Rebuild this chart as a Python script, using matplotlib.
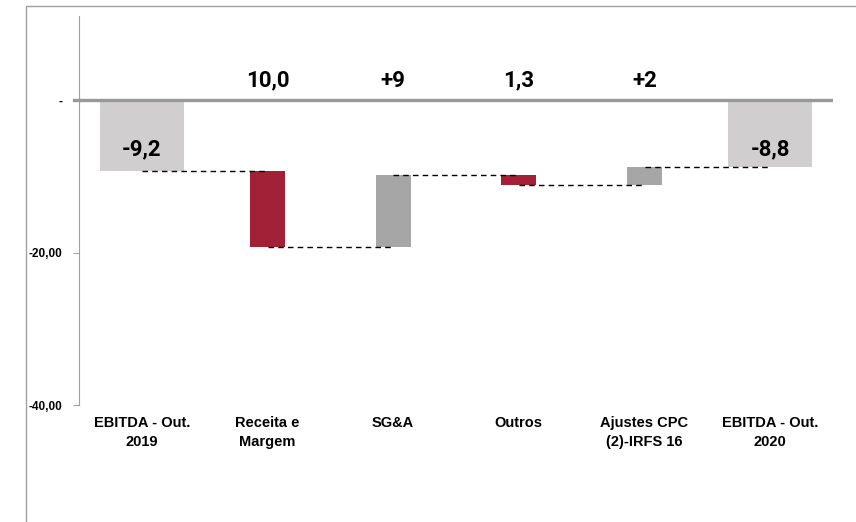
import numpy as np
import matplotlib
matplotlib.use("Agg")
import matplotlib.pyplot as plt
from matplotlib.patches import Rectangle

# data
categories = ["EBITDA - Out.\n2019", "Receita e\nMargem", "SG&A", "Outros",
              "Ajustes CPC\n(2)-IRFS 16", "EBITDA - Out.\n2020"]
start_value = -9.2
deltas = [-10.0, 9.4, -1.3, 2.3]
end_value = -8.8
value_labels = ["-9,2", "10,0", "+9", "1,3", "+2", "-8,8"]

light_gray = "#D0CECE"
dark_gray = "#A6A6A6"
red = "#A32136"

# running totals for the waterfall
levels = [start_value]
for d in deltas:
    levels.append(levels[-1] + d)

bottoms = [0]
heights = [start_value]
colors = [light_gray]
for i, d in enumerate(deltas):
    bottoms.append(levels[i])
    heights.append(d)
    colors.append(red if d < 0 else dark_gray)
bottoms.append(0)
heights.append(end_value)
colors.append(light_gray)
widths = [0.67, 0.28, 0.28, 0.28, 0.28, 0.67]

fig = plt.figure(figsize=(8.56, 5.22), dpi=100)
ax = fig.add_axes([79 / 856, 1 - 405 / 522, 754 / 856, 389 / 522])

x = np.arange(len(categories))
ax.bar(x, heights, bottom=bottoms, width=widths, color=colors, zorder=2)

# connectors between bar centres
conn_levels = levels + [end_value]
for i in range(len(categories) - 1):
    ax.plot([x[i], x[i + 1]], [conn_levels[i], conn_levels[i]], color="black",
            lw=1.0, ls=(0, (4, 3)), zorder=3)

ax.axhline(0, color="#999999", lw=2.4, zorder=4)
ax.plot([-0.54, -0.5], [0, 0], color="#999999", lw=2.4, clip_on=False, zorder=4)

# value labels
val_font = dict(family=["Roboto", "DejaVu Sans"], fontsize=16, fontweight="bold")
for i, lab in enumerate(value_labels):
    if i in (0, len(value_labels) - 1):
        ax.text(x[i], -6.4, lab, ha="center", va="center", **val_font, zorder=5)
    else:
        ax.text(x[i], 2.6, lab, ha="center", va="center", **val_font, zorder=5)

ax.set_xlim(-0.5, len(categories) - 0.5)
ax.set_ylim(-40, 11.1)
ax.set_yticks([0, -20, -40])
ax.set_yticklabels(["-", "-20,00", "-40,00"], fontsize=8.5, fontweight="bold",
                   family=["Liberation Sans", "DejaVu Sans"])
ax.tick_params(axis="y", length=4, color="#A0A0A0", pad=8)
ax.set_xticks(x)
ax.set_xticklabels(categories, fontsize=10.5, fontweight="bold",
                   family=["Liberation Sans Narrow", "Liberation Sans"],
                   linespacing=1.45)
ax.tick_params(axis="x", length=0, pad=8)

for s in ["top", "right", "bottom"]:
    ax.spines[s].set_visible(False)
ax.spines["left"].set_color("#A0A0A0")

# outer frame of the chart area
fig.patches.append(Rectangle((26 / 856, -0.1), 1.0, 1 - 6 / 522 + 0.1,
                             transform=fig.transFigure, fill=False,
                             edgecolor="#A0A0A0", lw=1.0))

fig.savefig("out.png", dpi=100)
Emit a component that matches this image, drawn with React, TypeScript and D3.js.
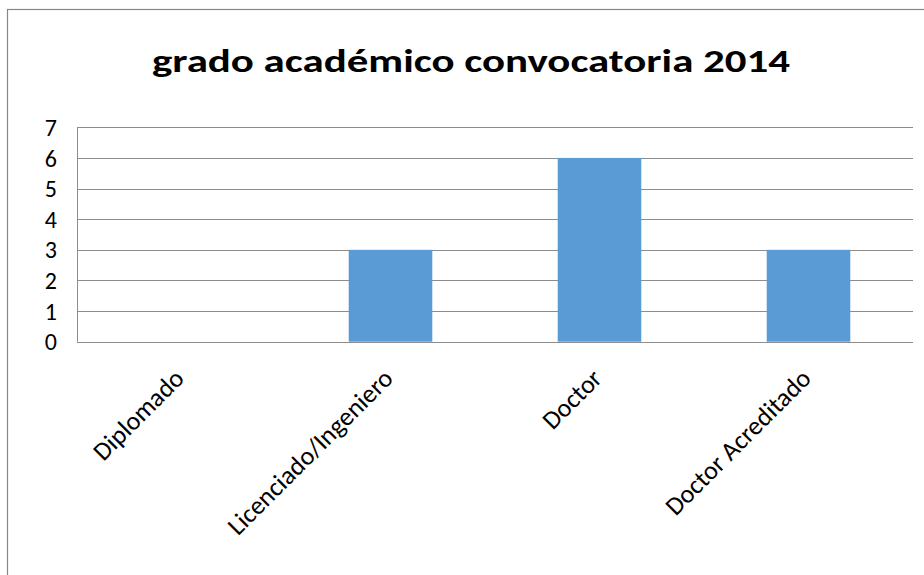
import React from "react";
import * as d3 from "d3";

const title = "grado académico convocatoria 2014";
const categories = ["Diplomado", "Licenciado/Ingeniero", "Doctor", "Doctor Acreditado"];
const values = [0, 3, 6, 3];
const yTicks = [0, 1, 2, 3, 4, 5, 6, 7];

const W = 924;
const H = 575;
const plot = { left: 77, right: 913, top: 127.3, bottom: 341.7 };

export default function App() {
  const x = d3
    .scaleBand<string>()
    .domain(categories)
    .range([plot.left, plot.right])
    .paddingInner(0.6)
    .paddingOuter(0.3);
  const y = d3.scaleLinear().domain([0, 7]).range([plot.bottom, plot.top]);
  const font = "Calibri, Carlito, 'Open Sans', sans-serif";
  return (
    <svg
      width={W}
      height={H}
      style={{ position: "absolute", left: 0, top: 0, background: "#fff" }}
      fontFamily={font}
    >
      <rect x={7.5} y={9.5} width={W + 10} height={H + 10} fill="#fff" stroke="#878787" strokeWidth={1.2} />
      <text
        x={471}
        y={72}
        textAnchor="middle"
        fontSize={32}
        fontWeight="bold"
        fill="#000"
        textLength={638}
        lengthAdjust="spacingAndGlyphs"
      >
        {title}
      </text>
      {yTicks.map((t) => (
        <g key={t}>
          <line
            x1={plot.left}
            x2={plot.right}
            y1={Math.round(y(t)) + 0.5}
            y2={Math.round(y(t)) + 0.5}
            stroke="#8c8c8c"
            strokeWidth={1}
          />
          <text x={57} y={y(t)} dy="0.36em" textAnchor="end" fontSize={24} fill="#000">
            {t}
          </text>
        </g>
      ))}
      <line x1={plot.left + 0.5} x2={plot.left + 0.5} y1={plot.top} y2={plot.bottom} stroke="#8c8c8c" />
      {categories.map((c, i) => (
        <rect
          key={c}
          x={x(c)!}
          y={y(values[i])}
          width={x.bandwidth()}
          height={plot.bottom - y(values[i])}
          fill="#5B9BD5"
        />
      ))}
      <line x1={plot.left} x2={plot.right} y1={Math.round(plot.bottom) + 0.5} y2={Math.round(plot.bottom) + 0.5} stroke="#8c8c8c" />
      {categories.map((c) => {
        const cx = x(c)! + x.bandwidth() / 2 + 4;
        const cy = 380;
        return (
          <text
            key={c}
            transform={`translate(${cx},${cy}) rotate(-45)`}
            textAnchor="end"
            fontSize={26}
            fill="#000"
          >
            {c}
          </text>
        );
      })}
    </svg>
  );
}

-- INSTRUCTIONS FOR THE TASK --
Take the stretch from the line containing "Emit a component" through the line containing "const yTicks = [0, 1, 2, 3, 4, 5, 6, 7];" and reproduce it exactly, both ends included. Omit the pictures.

-- ANSWER FOR THIS EXERCISE --
Emit a component that matches this image, drawn with React, TypeScript and D3.js.
import React from "react";
import * as d3 from "d3";

const title = "grado académico convocatoria 2014";
const categories = ["Diplomado", "Licenciado/Ingeniero", "Doctor", "Doctor Acreditado"];
const values = [0, 3, 6, 3];
const yTicks = [0, 1, 2, 3, 4, 5, 6, 7];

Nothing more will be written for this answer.